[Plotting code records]
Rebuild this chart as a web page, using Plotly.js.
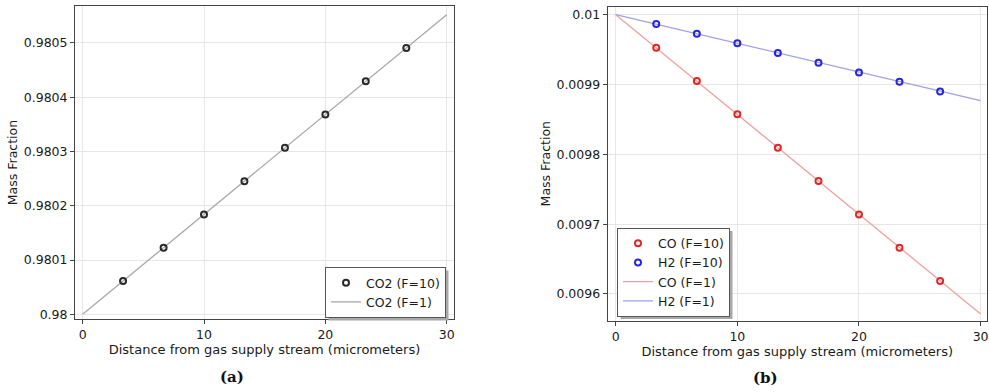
<!DOCTYPE html>
<html>
<head>
<meta charset="utf-8">
<script src="https://cdn.plot.ly/plotly-3.0.1.min.js"></script>
<style>html,body{margin:0;padding:0;background:#fff;}#chart{width:989px;height:392px;}</style>
</head>
<body>
<div id="chart"></div>
<script>
// ---- data ----
const distF10 = [3.33, 6.67, 10, 13.33, 16.67, 20, 23.33, 26.67];
const distF1 = [0, 5, 10, 15, 20, 25, 30];

const co2F10 = [0.9800613, 0.9801227, 0.980184, 0.9802453, 0.9803067, 0.980368, 0.9804293, 0.9804907];
const co2F1 = [0.98, 0.980092, 0.980184, 0.980276, 0.980368, 0.98046, 0.980552];

const coF10 = [0.0099527, 0.0099050, 0.0098573, 0.0098095, 0.0097618, 0.0097140, 0.0096663, 0.0096186];
const h2F10 = [0.0099867, 0.0099728, 0.0099590, 0.0099451, 0.0099312, 0.0099172, 0.0099039, 0.0098900];
const coF1 = [0.01, 0.0099286, 0.0098571, 0.0097857, 0.0097143, 0.0096428, 0.0095713];
const h2F1 = [0.01, 0.0099795, 0.0099590, 0.0099386, 0.0099181, 0.0098976, 0.0098771];

const xTicks = [0, 10, 20, 30];
const xTickText = ['0', '10', '20', '30'];
const yTicksA = [0.98, 0.9801, 0.9802, 0.9803, 0.9804, 0.9805];
const yTickTextA = ['0.98', '0.9801', '0.9802', '0.9803', '0.9804', '0.9805'];
const yTicksB = [0.0096, 0.0097, 0.0098, 0.0099, 0.01];
const yTickTextB = ['0.0096', '0.0097', '0.0098', '0.0099', '0.01'];

const xTitle = 'Distance from gas supply stream (micrometers)';
const yTitle = 'Mass Fraction';
const panelLabels = ['(a)', '(b)'];

// ---- traces ----
const mk = (color) => ({symbol: 'circle-open', size: 6, color: color, line: {width: 2, color: color}});

const traces = [
  {x: distF1, y: co2F1, mode: 'lines', name: 'CO2 (F=1)', line: {color: '#a8a8a8', width: 1.3},
   xaxis: 'x', yaxis: 'y', legend: 'legend', legendrank: 2},
  {x: distF10, y: co2F10, mode: 'markers', name: 'CO2 (F=10)', marker: mk('#2a2a2a'),
   xaxis: 'x', yaxis: 'y', legend: 'legend', legendrank: 1},

  {x: distF1, y: coF1, mode: 'lines', name: 'CO (F=1)', line: {color: '#f0a0a0', width: 1.3},
   xaxis: 'x2', yaxis: 'y2', legend: 'legend2', legendrank: 3},
  {x: distF1, y: h2F1, mode: 'lines', name: 'H2 (F=1)', line: {color: '#a0a0e8', width: 1.3},
   xaxis: 'x2', yaxis: 'y2', legend: 'legend2', legendrank: 4},
  {x: distF10, y: coF10, mode: 'markers', name: 'CO (F=10)', marker: mk('#e02828'),
   xaxis: 'x2', yaxis: 'y2', legend: 'legend2', legendrank: 1},
  {x: distF10, y: h2F10, mode: 'markers', name: 'H2 (F=10)', marker: mk('#2828d8'),
   xaxis: 'x2', yaxis: 'y2', legend: 'legend2', legendrank: 2}
];

const fam = 'DejaVu Sans, sans-serif';
const txt = '#1a1a1a';

const xBase = {
  tickvals: xTicks, ticktext: xTickText, showgrid: true, gridcolor: '#e6e6e6', gridwidth: 1,
  zeroline: false, showline: true, linecolor: '#444', linewidth: 1, mirror: true,
  ticks: 'outside', ticklen: 4, tickcolor: '#444', automargin: false,
  tickfont: {family: fam, size: 12.5, color: txt},
  title: {text: xTitle, font: {family: fam, size: 13, color: txt}, standoff: 2}
};
const yBase = {
  showgrid: true, gridcolor: '#e6e6e6', gridwidth: 1,
  zeroline: false, showline: true, linecolor: '#444', linewidth: 1, mirror: true,
  ticks: 'outside', ticklen: 4, tickcolor: '#444', automargin: false,
  tickfont: {family: fam, size: 12.5, color: txt},
  title: {text: yTitle, font: {family: fam, size: 12.5, color: txt}, standoff: 3}
};
// mirrored inward ticks on top / right edges
const innerTicks = {
  showgrid: false, zeroline: false, showline: false, showticklabels: false,
  ticks: 'inside', ticklen: 4, tickcolor: '#444', automargin: false
};

const legendBase = {
  bgcolor: '#ffffff', bordercolor: '#555', borderwidth: 1,
  font: {family: fam, size: 12.5, color: txt},
  traceorder: 'normal', itemwidth: 30, tracegroupgap: 0
};

const rangeXA = [-0.63, 30.6], rangeYA = [0.9799913, 0.980568];
const rangeXB = [-0.66, 30.5], rangeYB = [0.0095617, 0.0100115];

const layout = {
  width: 989, height: 392,
  margin: {l: 0, r: 0, t: 0, b: 0},
  paper_bgcolor: '#fff', plot_bgcolor: '#fff',
  font: {family: fam, size: 12, color: txt},
  showlegend: true,
  xaxis: Object.assign({}, xBase, {domain: [75/989, 454/989], range: rangeXA, anchor: 'y'}),
  yaxis: Object.assign({}, yBase, {domain: [1 - 319/392, 1 - 6/392], range: rangeYA,
    tickvals: yTicksA, ticktext: yTickTextA, anchor: 'x'}),
  xaxis2: Object.assign({}, xBase, {domain: [607.7/989, 986.7/989], range: rangeXB, anchor: 'y2'}),
  yaxis2: Object.assign({}, yBase, {domain: [1 - 320.7/392, 1 - 6.7/392], range: rangeYB,
    tickvals: yTicksB, ticktext: yTickTextB, anchor: 'x2'}),
  xaxis3: Object.assign({}, innerTicks, {overlaying: 'x', side: 'top', anchor: 'y', range: rangeXA, tickvals: xTicks}),
  yaxis3: Object.assign({}, innerTicks, {overlaying: 'y', side: 'right', anchor: 'x', range: rangeYA, tickvals: yTicksA}),
  xaxis4: Object.assign({}, innerTicks, {overlaying: 'x2', side: 'top', anchor: 'y2', range: rangeXB, tickvals: xTicks}),
  yaxis4: Object.assign({}, innerTicks, {overlaying: 'y2', side: 'right', anchor: 'x2', range: rangeYB, tickvals: yTicksB}),
  legend: Object.assign({}, legendBase, {x: 446/989, xanchor: 'right', y: 1 - 318/392, yanchor: 'bottom'}),
  legend2: Object.assign({}, legendBase, {x: 617/989, xanchor: 'left', y: 1 - 316.5/392, yanchor: 'bottom'}),
  annotations: [
    {text: '<b>' + panelLabels[0] + '</b>', xref: 'paper', yref: 'paper', x: 232/989, y: 1 - 377/392,
     xanchor: 'center', yanchor: 'middle',
     showarrow: false, font: {family: 'DejaVu Serif, serif', size: 15, color: '#111'}},
    {text: '<b>' + panelLabels[1] + '</b>', xref: 'paper', yref: 'paper', x: 765/989, y: 1 - 378/392,
     xanchor: 'center', yanchor: 'middle',
     showarrow: false, font: {family: 'DejaVu Serif, serif', size: 15, color: '#111'}}
  ]
};

Plotly.newPlot('chart', traces, layout, {displayModeBar: false, staticPlot: true}).then(function (gd) {
  // add drop shadows behind the legend boxes, sized from the drawn legends
  const fl = gd._fullLayout;
  const shapes = [];
  ['legend', 'legend2'].forEach(function (k) {
    const node = gd.querySelector('.' + k + ' .bg') || gd.querySelector('g.' + k + ' rect.bg');
    if (!node) return;
    const r = node.getBoundingClientRect();
    const c = gd.getBoundingClientRect();
    const x0 = r.left - c.left + 3, x1 = r.right - c.left + 3;
    const y0 = r.top - c.top + 3, y1 = r.bottom - c.top + 3;
    shapes.push({type: 'rect', xref: 'paper', yref: 'paper',
      x0: x0 / fl.width, x1: x1 / fl.width, y0: 1 - y1 / fl.height, y1: 1 - y0 / fl.height,
      fillcolor: '#a8a8a8', line: {width: 0}, layer: 'above'});
  });
  return Plotly.relayout(gd, {shapes: shapes});
});
</script>
</body>
</html>
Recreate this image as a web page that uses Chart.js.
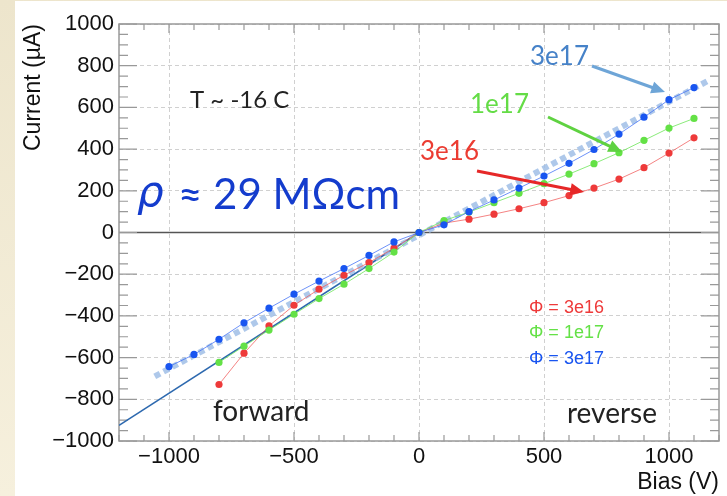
<!DOCTYPE html>
<html>
<head>
<meta charset="utf-8">
<script src="https://cdn.jsdelivr.net/npm/chart.js@4.4.1/dist/chart.umd.min.js"></script>
<style>
  html, body { margin: 0; padding: 0; }
  body { width: 727px; height: 496px; background: linear-gradient(180deg, #ede5cc, #f6f0dd); overflow: hidden; }
  #wrap { position: absolute; left: 15px; top: 1px; width: 712px; height: 495px; background: #fff; }
</style>
</head>
<body>
<div id="wrap"><canvas id="ivChart" width="712" height="495"></canvas></div>
<script>
// Bias (V) and current (uA)
const biasBlue = [-1000, -900, -800, -700, -600, -500, -400, -300, -200, -100, 0, 100, 200, 300, 400, 500, 600, 700, 800, 900, 1000, 1100];
const currentBlue = [-643, -585, -512, -433, -363, -296, -233, -173, -110, -45, 0, 37, 100, 156, 213, 271, 332, 398, 472, 553, 637, 695];

const biasGreen = [-800, -700, -600, -500, -400, -300, -200, -100, 0, 100, 200, 300, 400, 500, 600, 700, 800, 900, 1000, 1100];
const currentGreen = [-623, -545, -468, -392, -317, -248, -173, -94, 0, 57, 98, 143, 188, 234, 280, 330, 383, 442, 501, 547];

const biasRed = [-800, -700, -600, -500, -400, -300, -200, -100, 0, 100, 200, 300, 400, 500, 600, 700, 800, 900, 1000, 1100];
const currentRed = [-729, -579, -448, -349, -272, -205, -144, -75, 0, 45, 64, 88, 114, 143, 177, 213, 256, 311, 381, 454];

// straight-line fits
const fitDarkBias = [-1200, 0];
const fitDarkCurrent = [-925, 0];
const fitLightBias = [-1057, 1160];
const fitLightCurrent = [-690, 730];

const xTicks = [-1000, -500, 0, 500, 1000];
const yTicks = [-1000, -800, -600, -400, -200, 0, 200, 400, 600, 800, 1000];

const legendLabels = ['Φ = 3e16', 'Φ = 1e17', 'Φ = 3e17'];

function toPoints(xs, ys) {
    return xs.map((x, i) => ({ x: x, y: ys[i] }));
}

const RED = 'rgb(238, 58, 58)';
const GREEN = 'rgb(100, 225, 70)';
const BLUE = 'rgb(25, 85, 240)';

function arrow(ctx, x1, y1, x2, y2, color) {
    const ang = Math.atan2(y2 - y1, x2 - x1);
    const head = 15;
    ctx.save();
    ctx.strokeStyle = color;
    ctx.fillStyle = color;
    ctx.lineWidth = 3;
    ctx.beginPath();
    ctx.moveTo(x1, y1);
    ctx.lineTo(x2 - Math.cos(ang) * head * 0.8, y2 - Math.sin(ang) * head * 0.8);
    ctx.stroke();
    ctx.beginPath();
    ctx.moveTo(x2, y2);
    ctx.lineTo(x2 - head * Math.cos(ang - 0.42), y2 - head * Math.sin(ang - 0.42));
    ctx.lineTo(x2 - head * Math.cos(ang + 0.42), y2 - head * Math.sin(ang + 0.42));
    ctx.closePath();
    ctx.fill();
    ctx.restore();
}

// frame, inner ticks and zero line (ROOT style)
const framePlugin = {
    id: 'framePlugin',
    beforeDatasetsDraw(chart) {
        const { ctx, chartArea: a, scales: { x, y } } = chart;
        ctx.save();
        // zero line
        ctx.strokeStyle = '#555';
        ctx.lineWidth = 1.5;
        ctx.beginPath();
        ctx.moveTo(a.left, y.getPixelForValue(0));
        ctx.lineTo(a.right, y.getPixelForValue(0));
        ctx.stroke();
        // ticks
        ctx.strokeStyle = '#999';
        ctx.lineWidth = 1.2;
        ctx.beginPath();
        for (let v = -1200; v <= 1200; v += 100) {
            const px = x.getPixelForValue(v);
            const len = v % 500 === 0 ? 9 : 6;
            ctx.moveTo(px, a.bottom); ctx.lineTo(px, a.bottom - len);
            ctx.moveTo(px, a.top); ctx.lineTo(px, a.top + len);
        }
        for (let v = -1000; v <= 1000; v += 50) {
            const py = y.getPixelForValue(v);
            const len = v % 200 === 0 ? 18 : 9;
            ctx.moveTo(a.left, py); ctx.lineTo(a.left + len, py);
            ctx.moveTo(a.right, py); ctx.lineTo(a.right - len, py);
        }
        ctx.stroke();
        // frame
        ctx.strokeStyle = '#999';
        ctx.lineWidth = 1.5;
        ctx.strokeRect(a.left, a.top, a.right - a.left, a.bottom - a.top);
        ctx.restore();
    },
    afterDraw(chart) {
        const { ctx } = chart;
        ctx.save();
        ctx.textBaseline = 'middle';
        ctx.textAlign = 'left';
        // temperature note
        ctx.fillStyle = '#222';
        ctx.font = '24px Lato';
        ctx.fillText('T ~ -16 C', 175, 99);
        // resistivity
        ctx.fillStyle = 'rgb(20, 60, 205)';
        ctx.font = 'italic 42px "DejaVu Sans"';
        ctx.fillText('ρ', 122, 194);
        ctx.font = '42px Lato';
        ctx.fillText('≈ 29 MΩcm', 163, 194);
        // forward / reverse
        ctx.fillStyle = '#222';
        ctx.font = '28px Lato';
        ctx.fillText('forward', 198, 411);
        ctx.fillText('reverse', 552, 413);
        // fluence labels + arrows
        ctx.font = '26px Lato';
        ctx.fillStyle = 'rgb(70, 130, 200)';
        ctx.fillText('3e17', 515, 56);
        arrow(ctx, 577, 65, 650, 91, 'rgb(110, 165, 215)');
        ctx.fillStyle = 'rgb(100, 220, 70)';
        ctx.fillText('1e17', 455, 104);
        arrow(ctx, 533, 116, 607, 151, 'rgb(95, 210, 65)');
        ctx.fillStyle = 'rgb(235, 60, 50)';
        ctx.fillText('3e16', 405, 151);
        arrow(ctx, 462, 170, 569, 191, 'rgb(230, 40, 40)');
        // legend
        ctx.font = '18px "Liberation Sans"';
        const colors = [RED, GREEN, BLUE];
        legendLabels.forEach((t, i) => {
            ctx.fillStyle = colors[i];
            ctx.fillText(t, 514, 307 + i * 25.5);
        });
        ctx.restore();
    }
};

new Chart(document.getElementById('ivChart'), {
    type: 'scatter',
    data: {
        datasets: [
            {
                data: toPoints(biasBlue, currentBlue),
                showLine: true,
                borderColor: 'rgba(60, 110, 245, 0.75)',
                borderWidth: 1,
                backgroundColor: BLUE,
                pointRadius: 3.6,
                pointBorderWidth: 0
            },
            {
                data: toPoints(biasGreen, currentGreen),
                showLine: true,
                borderColor: 'rgba(110, 230, 90, 0.8)',
                borderWidth: 1,
                backgroundColor: GREEN,
                pointRadius: 3.6,
                pointBorderWidth: 0
            },
            {
                data: toPoints(biasRed, currentRed),
                showLine: true,
                borderColor: 'rgba(240, 90, 90, 0.75)',
                borderWidth: 1,
                backgroundColor: RED,
                pointRadius: 3.6,
                pointBorderWidth: 0
            },
            {
                data: toPoints(fitLightBias, fitLightCurrent),
                showLine: true,
                borderColor: 'rgba(160, 190, 230, 0.85)',
                borderWidth: 6,
                borderDash: [6, 4],
                pointRadius: 0
            },
            {
                data: toPoints(fitDarkBias, fitDarkCurrent),
                showLine: true,
                borderColor: 'rgb(45, 105, 175)',
                borderWidth: 1.6,
                pointRadius: 0
            }
        ]
    },
    options: {
        responsive: false,
        animation: false,
        maintainAspectRatio: false,
        layout: { padding: { top: 23, right: 8, left: 0, bottom: 0 } },
        plugins: {
            legend: { display: false },
            tooltip: { enabled: false }
        },
        scales: {
            x: {
                type: 'linear',
                min: -1200,
                max: 1200,
                afterBuildTicks: s => { s.ticks = xTicks.map(v => ({ value: v })); },
                afterFit: s => { s.height = 55; },
                ticks: {
                    color: '#111',
                    font: { family: 'Liberation Sans', size: 22 },
                    padding: 3,
                    maxRotation: 0,
                    callback: v => String(v).replace('-', '\u2212')
                },
                grid: { color: '#d0d0d0', lineWidth: 1, drawTicks: false },
                border: { display: false, dash: [4, 3] },
                title: {
                    display: true,
                    text: 'Bias (V)',
                    align: 'end',
                    color: '#111',
                    font: { family: 'Liberation Sans', size: 23 },
                    padding: { top: 0, bottom: 0 }
                }
            },
            y: {
                type: 'linear',
                min: -1000,
                max: 1000,
                afterBuildTicks: s => { s.ticks = yTicks.map(v => ({ value: v })); },
                afterFit: s => { s.width = 104; },
                ticks: {
                    color: '#111',
                    font: { family: 'Liberation Sans', size: 22 },
                    padding: 5,
                    callback: v => String(v).replace('-', '\u2212')
                },
                grid: { color: '#d0d0d0', lineWidth: 1, drawTicks: false },
                border: { display: false, dash: [4, 3] },
                title: {
                    display: true,
                    text: 'Current (µA)',
                    align: 'end',
                    color: '#111',
                    font: { family: 'Liberation Sans', size: 23 },
                    padding: { top: 5, bottom: 0 }
                }
            }
        }
    },
    plugins: [framePlugin]
});
</script>
</body>
</html>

▸ Aim
Your answer should be only the number of lines that hold the word "this".

▸ Full output
2